Introducing new faculty members

The following are among the new faculty members at the University. Others will be introduced periodically in this space.

Werner Ploberger, Ph.D., joins the department of economics in Arts & Sciences as professor. He earned a doctorate in applied mathematics at Vienna University of Technology (Austria) in 1981 and a Habilitation in Econometrics there in 1993. He has been affiliated with Vienna University of Technology, the University of St. Andrews (Scotland) and the University of Rochester. He was tenured in 1993 (Vienna) and promoted to full professor in 1995 (University of St. Andrews). He has been at the University of Rochester since 1997. His research focus is in the areas of statistics, econometric methodology and time-series econometrics.

Stephen Williamson, Ph.D., joins the department of economics in Arts & Sciences as professor. He earned a doctorate from the University of Wisconsin in 1984 and has since been affiliated with Queen’s, Western Ontario, the Federal Reserve Bank of Minneapolis and the University of Iowa. He was tenured in 1989 (Western Ontario) and promoted to full professor in 1992 (Iowa).

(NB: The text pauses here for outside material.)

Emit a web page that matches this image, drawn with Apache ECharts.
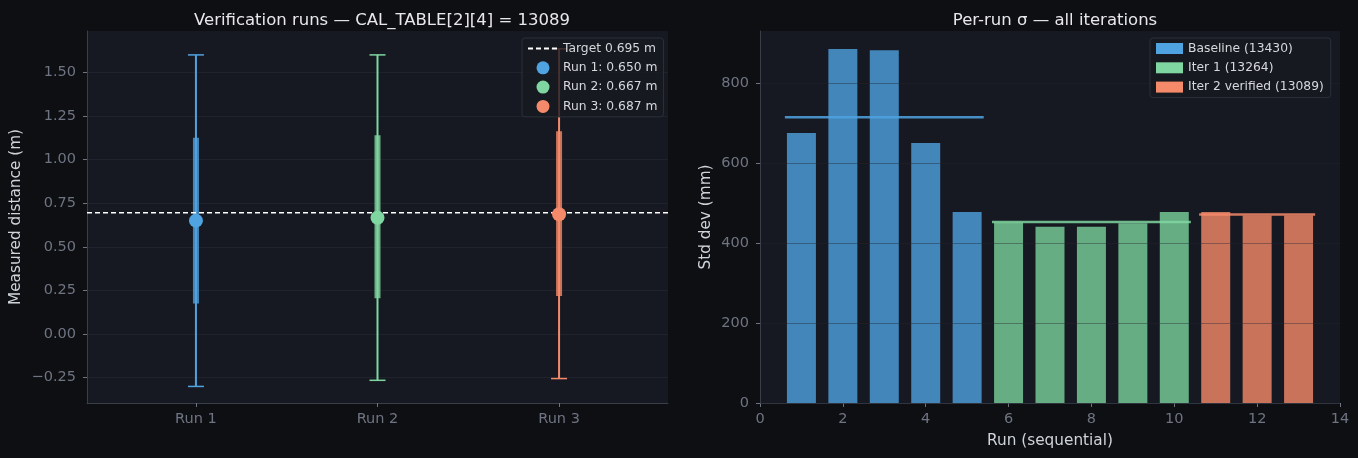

He served as department chair at Iowa (2000-03). He is co-editor for Economic Theory and associate editor for Journal of Monetary Economics and Review of Economic Dynamics. His research is mainly on macroeconomics, monetary economics and financial economics.

Jimin Ding, Ph.D., joins the department of mathematics in Arts & Sciences as assistant professor. Ding earned a doctorate in statistics from the University of California, Davis, under the guidance of Jane-Ling Wang. She works in a modern form of survival analysis using techniques that will be applicable to many other areas of statistics.

Xiang Tang, Ph.D., joins the department of mathematics in Arts & Sciences as assistant professor. He was previously a visiting research professor at the University of California, Davis. He earned a doctorate in mathematics from the University of California, Berkeley, where he worked under Alan Weinstein. His areas of expertise are noncommutative geometry, symplectic geometry and quantization. He worked on mathematical problems in statistical thermodynamics while still an undergraduate at Peking University.